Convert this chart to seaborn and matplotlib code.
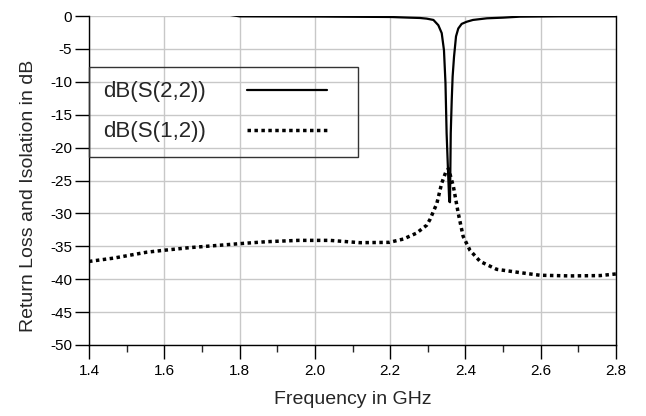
import matplotlib
matplotlib.use("Agg")
import matplotlib.pyplot as plt
from matplotlib.ticker import MultipleLocator
import pandas as pd
import seaborn as sns

# values
freq_s22 = [1.40, 1.76, 1.80, 2.00, 2.20, 2.25, 2.279, 2.297, 2.315, 2.328, 2.337, 2.343,
            2.347, 2.350, 2.354, 2.357, 2.359, 2.361, 2.3636, 2.366, 2.3697, 2.375,
            2.381, 2.390, 2.4035, 2.42, 2.457, 2.50, 2.545, 2.65, 2.80]
s22_db = [0.3, 0.3, -0.05, -0.08, -0.15, -0.25, -0.3, -0.4, -0.6, -1.4, -2.6, -5.2,
          -10.2, -17.8, -23.9, -28.2, -28.3, -17.8, -12.8, -9.2, -6.2, -3.1,
          -1.9, -1.2, -0.87, -0.6, -0.35, -0.25, -0.1, -0.05, -0.05]

freq_s12 = [1.40, 1.465, 1.553, 1.60, 1.668, 1.80, 1.872, 1.956, 2.04, 2.12, 2.198, 2.235,
            2.27, 2.297, 2.306, 2.324, 2.337, 2.348, 2.355, 2.368, 2.381, 2.394, 2.412,
            2.439, 2.483, 2.545, 2.598, 2.678, 2.758, 2.80]
s12_db = [-37.3, -36.8, -35.9, -35.6, -35.2, -34.6, -34.3, -34.1, -34.1, -34.45, -34.4, -33.9,
          -33.0, -31.8, -30.9, -28.5, -25.4, -23.7, -23.2, -25.9, -30.0, -33.5, -35.6,
          -37.3, -38.5, -39.0, -39.4, -39.5, -39.45, -39.2]

x_ticks = [1.4, 1.6, 1.8, 2.0, 2.2, 2.4, 2.6, 2.8]
x_tick_labels = ["1.4", "1.6", "1.8", "2.0", "2.2", "2.4", "2.6", "2.8"]
y_ticks = [0, -5, -10, -15, -20, -25, -30, -35, -40, -45, -50]

s22_df = pd.DataFrame({"freq": freq_s22, "db": s22_db})
s12_df = pd.DataFrame({"freq": freq_s12, "db": s12_db})

sns.set_style("white")
plt.rcParams['font.family'] = ['Liberation Sans', 'DejaVu Sans']
plt.rcParams['axes.unicode_minus'] = False

fig = plt.figure(figsize=(6.46, 4.16), dpi=100)
ax = fig.add_axes([89 / 646, 1 - 345 / 416, 527 / 646, 329 / 416])

sns.lineplot(data=s22_df, x="freq", y="db", ax=ax, color="black", linewidth=1.6,
             label="dB(S(2,2))")
sns.lineplot(data=s12_df, x="freq", y="db", ax=ax, color="black", linewidth=2.5,
             linestyle=(0, (1, 1)), dash_capstyle="butt", label="dB(S(1,2))")

ax.set_xlim(1.4, 2.8)
ax.set_ylim(-50, 0)
ax.set_xticks(x_ticks, x_tick_labels)
ax.xaxis.set_minor_locator(MultipleLocator(0.1))
ax.set_yticks(y_ticks)

ax.set_axisbelow(True)
ax.grid(True, which="major", color="#c8c8c8", linewidth=1.0)
ax.spines["top"].set_visible(False)
for s in ["left", "bottom", "right"]:
    ax.spines[s].set_color("black")
    ax.spines[s].set_linewidth(1.0)

ax.tick_params(axis="y", which="major", direction="out", left=True, length=10,
               width=1, labelsize=11, pad=2, colors="black")
ax.tick_params(axis="x", which="major", direction="out", bottom=True, length=10,
               width=1, labelsize=11, pad=4, colors="black")
ax.tick_params(axis="x", which="minor", direction="out", bottom=True, length=5, width=1)

ax.set_xlabel("Frequency in GHz", fontsize=14)
ax.set_ylabel("Return Loss and Isolation in dB", fontsize=14)
ax.xaxis.set_label_coords(0.5, -0.14)
ax.yaxis.set_label_coords(-0.098, 0.453)

leg = ax.legend(loc="upper left", bbox_to_anchor=(0, 0.745, 0.5104, 0.1), mode="expand",
                markerfirst=False, borderaxespad=0, borderpad=0.65, labelspacing=0.85,
                handlelength=3.56, handletextpad=1.85, fontsize=16, frameon=True,
                fancybox=False, facecolor="none", edgecolor="#333333", framealpha=1)
leg.get_frame().set_linewidth(1.0)

fig.savefig("out.png", dpi=100)
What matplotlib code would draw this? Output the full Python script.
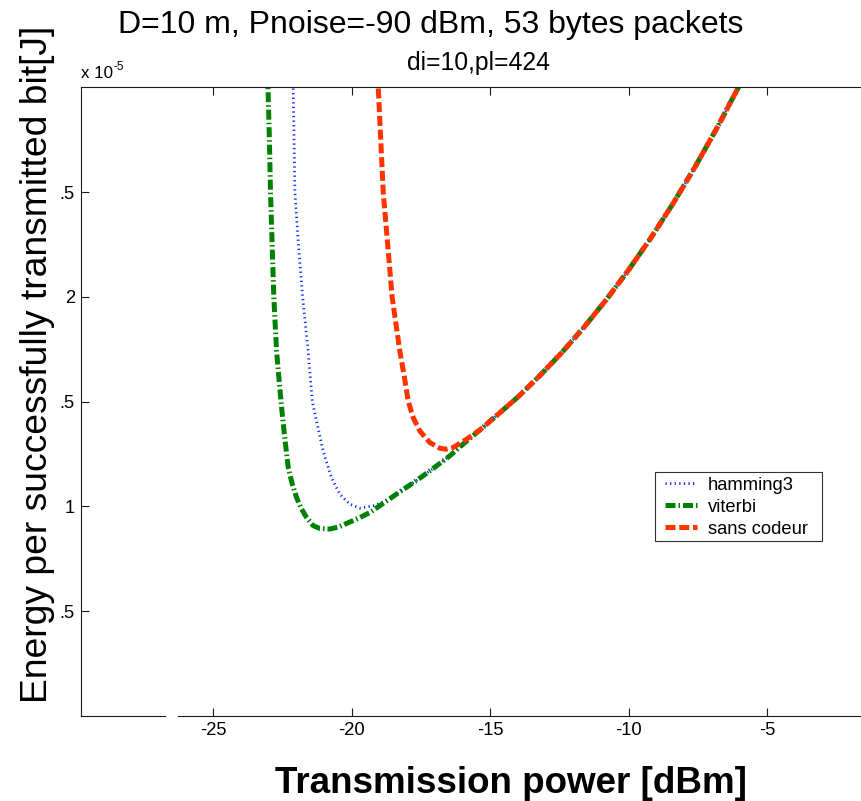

---

JOB >>
Copy the data word for word. Pictures do not go in the copy.

RIGHT ANSWER >>
Convert this chart to seaborn and matplotlib code.
import matplotlib
matplotlib.use("Agg")
import matplotlib.pyplot as plt
from matplotlib.ticker import MultipleLocator
import pandas as pd
import seaborn as sns

# values
freq_s22 = [1.40, 1.76, 1.80, 2.00, 2.20, 2.25, 2.279, 2.297, 2.315, 2.328, 2.337, 2.343,
            2.347, 2.350, 2.354, 2.357, 2.359, 2.361, 2.3636, 2.366, 2.3697, 2.375,
            2.381, 2.390, 2.4035, 2.42, 2.457, 2.50, 2.545, 2.65, 2.80]
s22_db = [0.3, 0.3, -0.05, -0.08, -0.15, -0.25, -0.3, -0.4, -0.6, -1.4, -2.6, -5.2,
          -10.2, -17.8, -23.9, -28.2, -28.3, -17.8, -12.8, -9.2, -6.2, -3.1,
          -1.9, -1.2, -0.87, -0.6, -0.35, -0.25, -0.1, -0.05, -0.05]

freq_s12 = [1.40, 1.465, 1.553, 1.60, 1.668, 1.80, 1.872, 1.956, 2.04, 2.12, 2.198, 2.235,
            2.27, 2.297, 2.306, 2.324, 2.337, 2.348, 2.355, 2.368, 2.381, 2.394, 2.412,
            2.439, 2.483, 2.545, 2.598, 2.678, 2.758, 2.80]
s12_db = [-37.3, -36.8, -35.9, -35.6, -35.2, -34.6, -34.3, -34.1, -34.1, -34.45, -34.4, -33.9,
          -33.0, -31.8, -30.9, -28.5, -25.4, -23.7, -23.2, -25.9, -30.0, -33.5, -35.6,
          -37.3, -38.5, -39.0, -39.4, -39.5, -39.45, -39.2]

x_ticks = [1.4, 1.6, 1.8, 2.0, 2.2, 2.4, 2.6, 2.8]
x_tick_labels = ["1.4", "1.6", "1.8", "2.0", "2.2", "2.4", "2.6", "2.8"]
y_ticks = [0, -5, -10, -15, -20, -25, -30, -35, -40, -45, -50]

s22_df = pd.DataFrame({"freq": freq_s22, "db": s22_db})
s12_df = pd.DataFrame({"freq": freq_s12, "db": s12_db})

sns.set_style("white")
plt.rcParams['font.family'] = ['Liberation Sans', 'DejaVu Sans']
plt.rcParams['axes.unicode_minus'] = False

fig = plt.figure(figsize=(6.46, 4.16), dpi=100)
ax = fig.add_axes([89 / 646, 1 - 345 / 416, 527 / 646, 329 / 416])

sns.lineplot(data=s22_df, x="freq", y="db", ax=ax, color="black", linewidth=1.6,
             label="dB(S(2,2))")
sns.lineplot(data=s12_df, x="freq", y="db", ax=ax, color="black", linewidth=2.5,
             linestyle=(0, (1, 1)), dash_capstyle="butt", label="dB(S(1,2))")

ax.set_xlim(1.4, 2.8)
ax.set_ylim(-50, 0)
ax.set_xticks(x_ticks, x_tick_labels)
ax.xaxis.set_minor_locator(MultipleLocator(0.1))
ax.set_yticks(y_ticks)

ax.set_axisbelow(True)
ax.grid(True, which="major", color="#c8c8c8", linewidth=1.0)
ax.spines["top"].set_visible(False)
for s in ["left", "bottom", "right"]:
    ax.spines[s].set_color("black")
    ax.spines[s].set_linewidth(1.0)

ax.tick_params(axis="y", which="major", direction="out", left=True, length=10,
               width=1, labelsize=11, pad=2, colors="black")
ax.tick_params(axis="x", which="major", direction="out", bottom=True, length=10,
               width=1, labelsize=11, pad=4, colors="black")
ax.tick_params(axis="x", which="minor", direction="out", bottom=True, length=5, width=1)

ax.set_xlabel("Frequency in GHz", fontsize=14)
ax.set_ylabel("Return Loss and Isolation in dB", fontsize=14)
ax.xaxis.set_label_coords(0.5, -0.14)
ax.yaxis.set_label_coords(-0.098, 0.453)

leg = ax.legend(loc="upper left", bbox_to_anchor=(0, 0.745, 0.5104, 0.1), mode="expand",
                markerfirst=False, borderaxespad=0, borderpad=0.65, labelspacing=0.85,
                handlelength=3.56, handletextpad=1.85, fontsize=16, frameon=True,
                fancybox=False, facecolor="none", edgecolor="#333333", framealpha=1)
leg.get_frame().set_linewidth(1.0)

fig.savefig("out.png", dpi=100)
What matplotlib code would draw this? Output the full Python script.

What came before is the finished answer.